It's not difficult to attribute right wing talk about an oppressive government coming to take away your guns to a number of things besides legitimate concern, like racism and a paranoia associated with it.
There's always been some buzz on the Left, too, about oppressive government -- Big Brother, 1984, George Orwell type of stuff -- that's, generally, similarly dismissed, but there's a good deal of talk going on now in Leftist, and even not so Leftist media, about how quickly the people of Boston and its suburbs, after the recent bombings, followed the directives of the government that they stay inside, close their businesses, and shut down their mass transit system. The articles talk about how the government uses fear to promote an agenda, and how the media plays into it and plays along, and about how, as a nation, our acceptance of things like the Patriot Act, drone assassinations and torture make us not unlike Boston area residents in their meek and willing submission to "the lockdown."
Government oppression of groups like the Black Panthers, the state murders of their leaders, the race-based stop and frisk policies of New York City, the differential persecution and prosecution of minorities that perennially leave our prisons and death rows vastly disproportionately full of people of color, are also confined to a category that, while legitimate in itself, minimizes an oppressive government analysis, for the dominant majority anyway, if not for members of the affected groups, because it doesn't expand the analysis to include the economic system as a whole, the system that determines social relations, their basis in wealth and in the control over the economy and economic decisions, and the power those things bring.

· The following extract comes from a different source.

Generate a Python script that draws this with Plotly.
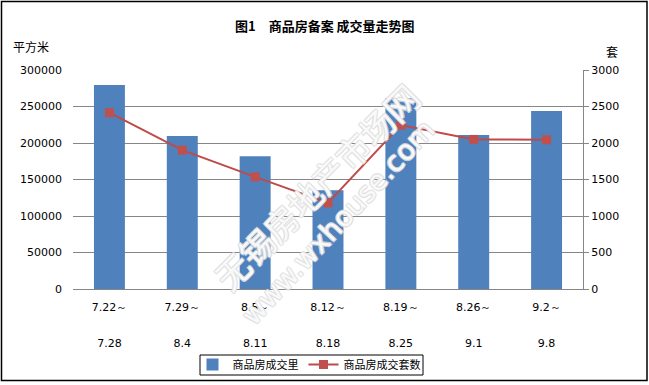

Here in Albuquerque, there have been a lot of killings of innocent people by police in the last two years. In the news accounts, the people had something the police said looked like it might have been a gun. That thing turned out to be a butter knife in the hand of a disturbed person in one case, a pair of pliers in a holder on a janitor's belt in another case. Besides the assertion by police of the gun-like object, and besides the immediate highlighting after the killing by the police via a helpful media of any criminal record the dead person might have had, if you read the news accounts carefully the common thread in all the cases is that the people didn't obey the police, and the police opened fire, and the police didn't shoot to disable, but to kill.
The disappointing monthly report on hiring released today is another indication that the economy isn't recovering. At this point in the recession of the 80s, and in the Great Depression of the 1930s, the recovery in hiring was well underway. Unemployment is stuck at above 7 percent, officially, and when you count the people who have stopped looking for work it's more than twice that. Official unemployment in Europe its almost 30 percent in some countries and over 12 percent in the Eurozone overall, and that's officially.
The current recession has gone on for more than six years and mainstream economists, those associated with banks and the IMF, are admitting that they don't know what to do about it. Governments, well aware of the potential for social unrest, meanwhile, are passing, under the banner of anti terrorism, laws to restrict peoples' freedom and make it easier to arrest and detain people, and continue spying on their own people.
Take a look at this video, and then at least re-think what you've concluded about oppressive government warnings. If you come to the same conclusion as before, fine. But look at how the police treat the people they're rousting from the green house. People on the lower socioeconomic rungs of American society, who go unheard, have long known what's like to have the police shout orders at them like this, to be shoved around and treated like a dangerous suspect as a first condition, to be ordered at gun point to get your hands on your head, the most defenseless position you can assume. People in Watertown, Mass, know what it's like, too, now. People just like you.